A new preprint on arXiv (arXiv:2604.08560v1) examines uncertainty estimation for open‑set text classification (OSTC) — the setting where a model must either assign an input to one of the known classes or explicitly reject it as unknown. The authors argue that accurate uncertainty estimates are essential for robust, trustworthy recognition systems and focus on the particular challenges that OSTC poses for existing confidence and rejection mechanisms. The paper is available on arXiv and can be read in full at https://arxiv.org/abs/2604.08560.

Why it matters

Open‑set problems are common in real‑world language systems: moderation pipelines, customer support bots, and automated routing must often decide when inputs fall outside their training distribution. Better uncertainty estimation reduces silent failures and misrouted content. For Chinese tech firms such as Baidu (百度), Alibaba (阿里巴巴) and Tencent (腾讯), which deploy large NLP systems at scale, improvements in OSTC could translate directly into safer production behaviour and lower regulatory risk.

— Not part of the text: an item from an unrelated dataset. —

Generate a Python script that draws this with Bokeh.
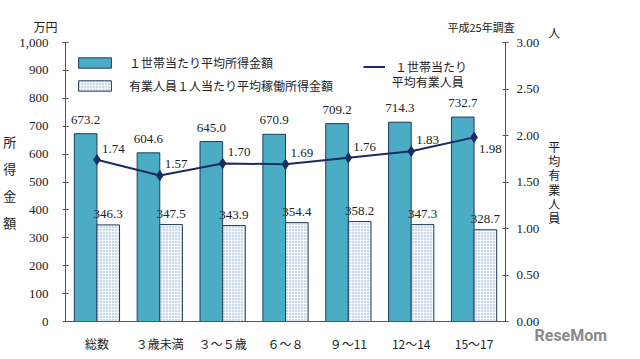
from bokeh.plotting import figure
from bokeh.models import (ColumnDataSource, FactorRange, Range1d, LinearAxis,
                          NumeralTickFormatter, Legend, LegendItem, Label, FixedTicker)
from bokeh.transform import dodge
from bokeh.core.properties import value
from bokeh.embed import file_html
from bokeh.resources import INLINE

# ---- data ----
categories = ["総数", "３歳未満", "３～５歳", "６～８", "９～11", "12～14", "15～17"]
household_income = [673.2, 604.6, 645.0, 670.9, 709.2, 714.3, 732.7]
earner_income = [346.3, 347.5, 343.9, 354.4, 358.2, 347.3, 328.7]
earners_per_household = [1.74, 1.57, 1.70, 1.69, 1.76, 1.83, 1.98]
left_ticks = [0, 100, 200, 300, 400, 500, 600, 700, 800, 900, 1000]
right_ticks = [0.0, 0.5, 1.0, 1.5, 2.0, 2.5, 3.0]

# ---- styles ----
NUM_FONT = "Liberation Serif"
JP_FONT = "Noto Sans CJK JP"
BLUE = "#4bacc6"
OUTLINE = "#1f3b5c"
NAVY = "#1b2a63"
TXT = "#222222"
AX = "#555555"
BLANK = "\u3000"

src = ColumnDataSource(dict(
    cat=categories,
    hh=household_income,
    er=earner_income,
    n=earners_per_household,
    hh_lbl=[f"{v:.1f}" for v in household_income],
    er_lbl=[f"{v:.1f}" for v in earner_income],
    n_lbl=[f"{v:.2f}" for v in earners_per_household],
    n_dy=[-11, -11, -11, -11, -11, -11, 12],
))

p = figure(width=640, height=359, x_range=FactorRange(*categories),
           y_range=Range1d(0, 1000), output_backend="svg", toolbar_location=None,
           min_border_left=60, min_border_right=135, min_border_top=42,
           min_border_bottom=38)
p.outline_line_color = None
p.xgrid.visible = False
p.ygrid.visible = False
p.background_fill_color = "white"
p.border_fill_color = "white"

p.extra_y_ranges = {"r": Range1d(0, 3)}

# left axis
ya = p.yaxis[0]
ya.ticker = FixedTicker(ticks=left_ticks)
ya.formatter = NumeralTickFormatter(format="0,0")
ya.major_label_text_font = NUM_FONT
ya.major_label_text_font_size = "13px"
ya.major_label_text_color = TXT
ya.axis_line_color = AX
ya.major_tick_line_color = AX
ya.major_tick_in = 3
ya.major_tick_out = 3
ya.minor_tick_line_color = None
ya.major_label_standoff = 14
ya.axis_label = "\n".join("所得金額")
ya.axis_label_orientation = "horizontal"
ya.axis_label_text_font = JP_FONT
ya.axis_label_text_font_size = "13px"
ya.axis_label_text_font_style = "normal"
ya.axis_label_text_color = TXT
ya.axis_label_text_line_height = 1.42
ya.axis_label_standoff = 0

# right axis (unit "人" stacked above the vertical title)
ra = LinearAxis(y_range_name="r", ticker=FixedTicker(ticks=right_ticks),
                formatter=NumeralTickFormatter(format="0.00"))
ra.major_label_text_font = NUM_FONT
ra.major_label_text_font_size = "13px"
ra.major_label_text_color = TXT
ra.axis_line_color = AX
ra.major_tick_line_color = AX
ra.major_tick_in = 3
ra.major_tick_out = 3
ra.minor_tick_line_color = None
ra.major_label_standoff = 8
ra.axis_label = "\n".join(["人"] + [BLANK] * 7 + list("平均有業人員") + [BLANK] * 8)
ra.axis_label_orientation = "horizontal"
ra.axis_label_text_font = JP_FONT
ra.axis_label_text_font_size = "12px"
ra.axis_label_text_font_style = "normal"
ra.axis_label_text_color = TXT
ra.axis_label_text_line_height = 0.84
ra.axis_label_standoff = 6
p.add_layout(ra, "right")

# x axis
xa = p.xaxis[0]
xa.major_tick_line_color = None
xa.axis_line_color = AX
xa.major_label_text_font = JP_FONT
xa.major_label_text_font_size = "12px"
xa.major_label_text_color = TXT
xa.major_label_standoff = 7

# bars
b1 = p.vbar(x=dodge("cat", -0.18, range=p.x_range), top="hh", width=0.36, source=src,
            fill_color=BLUE, line_color=OUTLINE, line_width=1)
b2 = p.vbar(x=dodge("cat", 0.18, range=p.x_range), top="er", width=0.36, source=src,
            fill_color="#f4f7fb", hatch_pattern="dot", hatch_color="#8fa9cc",
            hatch_scale=3, hatch_weight=1, line_color=OUTLINE, line_width=1)

# line
l1 = p.line(x="cat", y="n", y_range_name="r", source=src, line_color=NAVY, line_width=2)
p.scatter(x="cat", y="n", y_range_name="r", source=src, marker="diamond", size=10,
          fill_color=NAVY, line_color=NAVY)

# value labels
p.text(x=dodge("cat", -0.18, range=p.x_range), y="hh", text="hh_lbl", source=src,
       text_align="center", text_baseline="middle", y_offset=-14,
       text_font=value(NUM_FONT), text_font_size="13px", text_color=TXT)
p.text(x=dodge("cat", 0.18, range=p.x_range), y="er", text="er_lbl", source=src,
       text_align="center", text_baseline="middle", y_offset=-11,
       text_font=value(NUM_FONT), text_font_size="13px", text_color=TXT)
p.text(x="cat", y="n", text="n_lbl", y_range_name="r", source=src,
       text_align="left", text_baseline="middle", x_offset=5, y_offset="n_dy",
       text_font=value(NUM_FONT), text_font_size="13px", text_color=TXT)

# legends
leg1 = Legend(items=[LegendItem(label="１世帯当たり平均所得金額", renderers=[b1]),
                     LegendItem(label="有業人員１人当たり平均稼働所得金額", renderers=[b2])],
              location=(9, 227), orientation="vertical",
              glyph_width=41, glyph_height=13, label_height=13, spacing=6,
              padding=0, margin=0, label_standoff=14,
              label_text_font=JP_FONT, label_text_font_size="12px",
              label_text_color=TXT, border_line_color=None,
              background_fill_alpha=0)
leg2 = Legend(items=[LegendItem(label="１世帯当たり", renderers=[l1])],
              location=(298, 246), glyph_width=22, glyph_height=13, label_height=13,
              padding=0, margin=0, label_standoff=10,
              label_text_font=JP_FONT, label_text_font_size="12px",
              label_text_color=TXT, border_line_color=None,
              background_fill_alpha=0)
p.add_layout(leg1)
p.add_layout(leg2)
p.add_layout(Label(x=5.19, y=860, text="平均有業人員", text_align="left",
                   text_baseline="middle", text_font=JP_FONT, text_font_size="12px",
                   text_color=TXT))

# texts above the plot frame (side-panel labels, screen units of their own panel)
p.add_layout(Label(x=382, y=16, x_units="screen", y_units="screen", text="平成25年調査",
                   text_align="left", text_baseline="middle", text_font=JP_FONT,
                   text_font_size="11px", text_color=TXT), "above")
p.add_layout(Label(x=-32, y=0, x_units="screen", y_units="screen", text="万円",
                   text_align="left", text_baseline="middle", text_font=JP_FONT,
                   text_font_size="12px", text_color=TXT), "above")
# watermark in the right-hand panel
p.add_layout(Label(x=-29, y=-14, x_units="screen", y_units="screen", text="ReseMom",
                   text_align="left", text_baseline="middle", text_font="Roboto",
                   text_font_size="16px", text_font_style="bold", text_color="#8a8a8a"),
             "right")

open("out.html", "w").write(file_html(p, INLINE))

Geopolitics and deployment context

The work arrives amid broader geopolitical pressure on the AI stack. Recent export controls on advanced chips have reportedly pushed some organizations to squeeze more performance and reliability out of software and model design rather than rely solely on hardware scaling. How companies balance model capability, uncertainty awareness, and regulatory demands will shape practical adoption.

Will better uncertainty estimation mean fewer catastrophic mistakes in deployed systems? The paper takes a step toward answering that question by framing the OSTC challenge; the broader community will need replication, benchmarks, and production trials to see whether the proposed approaches move the needle in real deployments.